Dirk T.M. Slock received an EE degree from Ghent University, Belgium in 1982. In 1984 he was awarded a Fulbright scholarship for Stanford University, USA, where he received the MSEE, MS in Statistics, and PhD in EE in 1986, 1989 and 1989 resp. While at Stanford, he developed new fast recursive least-squares algorithms for adaptive filtering. In 1989-91, he was a member of the research staff at the Philips Research Laboratory Belgium. In 1991, he joined EURECOM where he is now professor. At EURECOM, he teaches statistical signal processing (SSP) and signal processing techniques for wireless communications. He invented semi-blind channel estimation, the chip equalizer-correlator receiver used by 3G HSDPA mobile terminals, spatial multiplexing cyclic delay diversity (MIMO-CDD) now part of LTE, and his work led to the Single Antenna Interference Cancellation (SAIC) integrated in the GSM standard in 2006. Recent keywords are multi-cell multi-user (Massive) MIMO, imperfect CSIT, distributed resource allocation, variational and empirical Bayesian learning techniques, large random matrix analysis, audio source separation, location estimation and exploitation. He graduated about 40 PhD students, leading to an edited book and 500+ papers. In 1992 he received one best journal paper award from IEEE-SP and one from EURASIP. He is the coauthor of two IEEE Globecom'98, one IEEE SIU'04, one IEEE SPAWC'05, one IEEE WPNC’16 and one IEEE SPAWC’18 best student paper award, and a honorary mention (finalist in best student paper contest) at IEEE SSP'05, IWAENC'06, IEEE Asilomar'06 and IEEE ICASSP’17. He was an associate editor for the IEEE-SP Transactions in 1994-96 and the IEEE Signal Processing Letters in 2009-10. He was the General Chair of the IEEE-SP SPAWC'06 and IWAENC’14 workshops, and EUSIPCO’15. He cofounded the start-ups SigTone in 2000 (music signal processing products) and Nestwave in 2014 (Ultra Low-Power Indoor and Outdoor Mobile Positioning). He is a Fellow of IEEE and EURASIP. In 2018 he received the URSI France medal.

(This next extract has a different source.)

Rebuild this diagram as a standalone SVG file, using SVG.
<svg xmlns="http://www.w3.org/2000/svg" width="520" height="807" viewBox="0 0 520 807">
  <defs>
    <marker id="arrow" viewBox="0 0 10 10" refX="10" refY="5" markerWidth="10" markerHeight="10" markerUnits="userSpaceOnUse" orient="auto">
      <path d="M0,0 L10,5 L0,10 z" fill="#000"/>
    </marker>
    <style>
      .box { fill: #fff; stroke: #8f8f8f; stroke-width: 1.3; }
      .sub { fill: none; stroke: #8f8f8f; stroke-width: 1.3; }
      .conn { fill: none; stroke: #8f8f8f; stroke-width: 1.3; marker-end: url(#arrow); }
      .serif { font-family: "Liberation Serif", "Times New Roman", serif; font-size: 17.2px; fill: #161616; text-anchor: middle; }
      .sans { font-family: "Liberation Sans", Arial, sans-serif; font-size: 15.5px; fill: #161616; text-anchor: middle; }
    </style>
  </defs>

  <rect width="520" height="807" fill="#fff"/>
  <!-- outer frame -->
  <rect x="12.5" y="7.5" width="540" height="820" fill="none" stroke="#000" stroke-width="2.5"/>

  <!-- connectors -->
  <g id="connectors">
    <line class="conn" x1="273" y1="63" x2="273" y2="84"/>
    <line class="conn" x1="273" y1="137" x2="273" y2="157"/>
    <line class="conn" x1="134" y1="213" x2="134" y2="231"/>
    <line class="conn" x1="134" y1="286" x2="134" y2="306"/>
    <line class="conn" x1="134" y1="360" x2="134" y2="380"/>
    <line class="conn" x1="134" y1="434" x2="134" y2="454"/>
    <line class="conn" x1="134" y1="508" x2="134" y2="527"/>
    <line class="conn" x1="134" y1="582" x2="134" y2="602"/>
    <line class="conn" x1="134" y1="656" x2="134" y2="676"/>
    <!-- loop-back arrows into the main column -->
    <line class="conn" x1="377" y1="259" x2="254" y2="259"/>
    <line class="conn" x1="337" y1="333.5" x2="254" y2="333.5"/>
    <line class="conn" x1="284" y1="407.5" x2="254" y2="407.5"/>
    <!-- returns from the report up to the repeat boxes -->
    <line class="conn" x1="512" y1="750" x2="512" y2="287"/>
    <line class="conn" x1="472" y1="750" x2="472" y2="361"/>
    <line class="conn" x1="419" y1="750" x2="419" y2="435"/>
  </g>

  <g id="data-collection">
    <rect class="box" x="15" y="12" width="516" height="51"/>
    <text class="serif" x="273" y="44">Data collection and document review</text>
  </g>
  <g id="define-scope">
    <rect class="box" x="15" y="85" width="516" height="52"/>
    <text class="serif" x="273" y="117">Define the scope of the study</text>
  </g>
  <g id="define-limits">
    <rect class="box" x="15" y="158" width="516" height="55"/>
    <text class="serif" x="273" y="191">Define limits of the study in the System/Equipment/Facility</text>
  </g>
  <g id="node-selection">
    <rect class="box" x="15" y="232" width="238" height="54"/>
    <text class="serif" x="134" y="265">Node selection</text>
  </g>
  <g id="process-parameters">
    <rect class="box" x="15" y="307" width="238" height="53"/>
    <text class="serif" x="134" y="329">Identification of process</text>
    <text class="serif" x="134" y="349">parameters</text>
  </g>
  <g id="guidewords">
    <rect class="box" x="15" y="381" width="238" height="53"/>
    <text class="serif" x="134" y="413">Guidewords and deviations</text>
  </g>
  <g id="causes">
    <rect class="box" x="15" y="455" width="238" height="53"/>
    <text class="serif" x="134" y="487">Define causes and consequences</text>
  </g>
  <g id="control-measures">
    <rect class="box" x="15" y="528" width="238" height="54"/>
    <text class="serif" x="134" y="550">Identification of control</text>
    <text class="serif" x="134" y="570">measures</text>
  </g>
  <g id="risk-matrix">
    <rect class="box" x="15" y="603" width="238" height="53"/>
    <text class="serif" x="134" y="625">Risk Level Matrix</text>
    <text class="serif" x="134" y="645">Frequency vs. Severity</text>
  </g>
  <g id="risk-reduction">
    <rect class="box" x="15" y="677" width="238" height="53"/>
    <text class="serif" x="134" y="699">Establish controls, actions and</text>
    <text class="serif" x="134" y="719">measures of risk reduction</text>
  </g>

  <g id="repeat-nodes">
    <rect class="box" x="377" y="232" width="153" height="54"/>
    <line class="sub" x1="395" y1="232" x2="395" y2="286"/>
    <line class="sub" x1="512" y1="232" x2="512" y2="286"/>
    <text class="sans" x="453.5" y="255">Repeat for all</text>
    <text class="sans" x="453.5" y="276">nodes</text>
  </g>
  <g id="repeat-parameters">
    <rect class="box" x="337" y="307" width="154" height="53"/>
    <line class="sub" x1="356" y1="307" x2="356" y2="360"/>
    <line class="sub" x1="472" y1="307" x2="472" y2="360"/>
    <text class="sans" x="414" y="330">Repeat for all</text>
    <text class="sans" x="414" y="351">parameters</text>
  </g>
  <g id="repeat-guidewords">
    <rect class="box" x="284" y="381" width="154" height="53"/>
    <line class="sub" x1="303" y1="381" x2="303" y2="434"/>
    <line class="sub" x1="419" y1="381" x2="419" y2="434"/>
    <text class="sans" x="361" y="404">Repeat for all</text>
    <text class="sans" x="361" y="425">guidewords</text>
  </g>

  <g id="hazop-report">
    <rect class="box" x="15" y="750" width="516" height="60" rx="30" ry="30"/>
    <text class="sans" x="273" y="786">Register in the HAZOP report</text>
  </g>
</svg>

Liuqing Yang (IEEE/AAIA/RAeS Fellow)
Chair Professor, The Hong Kong University of Science and Technology-Guangzhou, China

Distinghuished Lecture Title: Synesthesia of Machines (SoM) Empowered Wireless Intelligent Transmission (WiT) via Multi-Modal Sensing and Foundation Models
Time: 11:00am - 12:00pm, Monday, February 16, 2026

Abstract:
As wireless technology continues to evolve, there is an increasing demand for innovative solutions that can meet the challenges of dynamic and complex communication environments. The traditional approaches to wireless transmission face limitations in scalability, efficiency, and adaptability. The SoM framework addresses these challenges by integrating multi-modal sensing and large foundation models, offering a novel pathway to enhance WiT. By empowering wireless systems with AI capabilities, this tutorial aims to inspire new innovations that improve reliability, efficiency, and adaptability in communication networks, ultimately contributing to the development of robust and intelligent wireless systems for the future.

Biography:
Liuqing Yang (Fellow, IEEE) received the Ph.D. degree from the University of Minnesota in 2004. She is a Fellow of IEEE, RAeS, and AAIA. Prof. Yang has been a faculty member with University of Florida, Colorado State University, and University of Minnesota, and is currently a Chair Professor with the Hong Kong University of Science and Technology (Guangzhou), where she serves as the Head of Intelligent Transportation (INTR) Thrust. Her research interests include communications, sensing, and networked intelligence, subjects on which she has published more than 400 journal and conference papers, four book chapters, and five books. She is a recipient of ONR YIP Award in 2007, NSF CAREER Award in 2009, and multiple Best Paper Awards. Prof. Yang is an Executive Editorial Committee (EEC) Member of the IEEE Transactions on Wireless Communications. She has also served as the Editor-in-Chief of IET Communications, on the editorial board for an array of elite journals including IEEE Transactions on Signal Processing, IEEE Transactions on Communications, and IEEE Transactions on Intelligent Transportation Systems as well as in leadership roles for many conferences.